Hallelujah for Handel

Three things I learned from Handel's 'Messiah'

In
4 minute read
A statue on Dublin's Fishamble Street erected in honor of the first performance of Handel's 'Messiah.' (Photo by William Murphy via Creative Commons/Flickr)
A statue on Dublin's Fishamble Street erected in honor of the first performance of Handel's 'Messiah.' (Photo by William Murphy via Creative Commons/Flickr)

A professional musician, years in the business, told me a couple weeks ago that she had the strangest experience. She played a Messiah concert and loved it.

You need to understand the working musician’s mindset. The longer a professional plays, the more Messiahs will be tucked under the belt, until one has seen and heard everything.

Good and bad performances; good and bad players, singers, conductors; this version and that; slow and fast tempos; all the repeats or some; dotted or double-dotted eighth notes; cadence with the singer or after; Christmas portion or Easter portion or complete or really, really complete. After a while, nothing is new under the sun. It’s easy to auto-cruise or burn out.

And it’s easy for any of us, at this time of year, to dismiss Handel’s great oratorio. We have been there, done that, taken it for granted. But there are three things it taught me.

Part the First: It is bigger than you

John Cage said about Messiah that he liked to be moved but didn’t like to be pushed. Like any John Cage quote, it is a little wise and a little funny, but Cage felt that way about all music. Traffic on the street outside a concert hall was as valid a musical experience to him as what was being played in the hall.

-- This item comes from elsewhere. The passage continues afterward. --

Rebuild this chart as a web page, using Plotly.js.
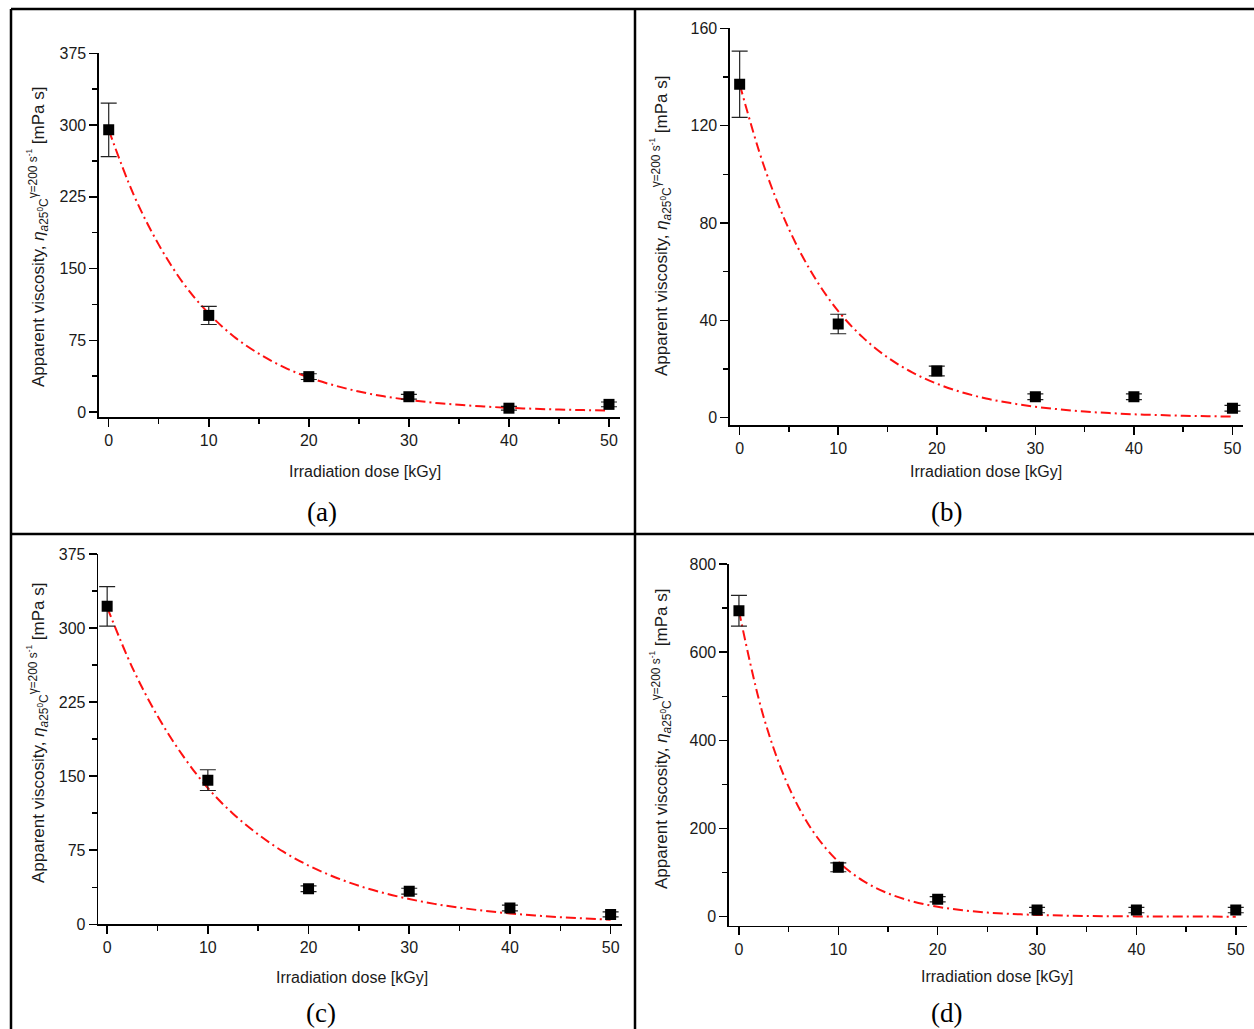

A created thing, like music, engenders every experience that randomness, like traffic, can. And it gives you something more. A created thing, say, a purposeful composition, lets you meet a composer. That meeting forces you outside of yourself, to something else you must acknowledge. In the case of Handel’s Messiah, it is not only something else, but also something greater.

Oh, yes, you know it’s bigger than you; it’s bigger than anything you could have come up with on your own. Meeting Handel’s Messiah is like walking up to the Grand Canyon. You may wish right then for a smaller thing, like a water fountain, or a flatter thing, like a field, or a bigger thing, like an ocean. You may wish for something that isn’t in your way. But one thing’s for sure.

You do not get to have an opinion about the Grand Canyon.

Part the Second: It is drama and beauty

Drama and beauty are not two things, but one. We will not follow a drama unless it has attraction, that is, unless we find it beautiful. But a thing of beauty does not attract us without a drama, unless it tells us a story we want to hear. Beauty without drama is cold, drama without beauty is noise. The best art has two things: A “come hither,” and a “go thou and do likewise.”

Messiah, from start to finish, is a beautifully unfolding drama. Every bit of it, from the Overture and “Comfort ye my people” all the way through “Worthy is the Lamb,” is by itself a moment of exquisite beauty. Every moment drives the story further.

I won’t kid you, the complete Messiah is long, and my attention has lapsed. I always blame myself, though. If my mind wanders, it’s sometime during Part the Second. But in a few moments comes the chorus of choruses. Sniff, if you like, at the “Hallelujah!” chorus, but it is perfectly wrought. Your hearing it over and over doesn’t change that. It is all beauty and drama, and if you feel yourself jaded, just pretend you’re a park ranger working at the Grand Canyon.

Part the Third: It is odd

After impoverishing himself from years of writing opera (the thing he most wanted to write, but which England didn’t want to hear), he invented a new form, the English oratorio. It’s a sacred piece for a secular audience. It was meant for the concert hall, not, like a cantata, for the church. Judas Maccabeus and other Handel oratorios are on sacred subjects but have dramatized stories with invented filler. Messiah is different. Its “libretto” is nothing but Bible verses. A lot of Bible verses.

He wrote Messiah (in 24 days) for a charity concert, to raise money for a Dublin debtors’ prison. They raised enough to release 142 men. Then he brought it to London, but people saw the title, Messiah, and saw that it was the Christian history of salvation from the Old and New Testaments. Then they saw that he wanted it performed not in a church but in a theater, and they almost pulled the plug on it. Inappropriate, some called it; Satanic, even.

Dublin raved, but in London, the first performances didn’t go over well. This story without characters, this operatic non-opera, this Messiah puzzled them.

A few years later he was almost bankrupt again, but a successful Judas Maccabeus rejuvenated his career. He ended up conducting Messiah more than 30 times.

When I asked the professional musician why she loved playing this particular performance of Messiah, she said that the conductor and the players were treating it as something new. They were playing the piece as if it mattered.

That’s what I learned. Handel’s Messiah teaches me that every piece I write should matter. Odd music that frees people from prison is not a bad thing.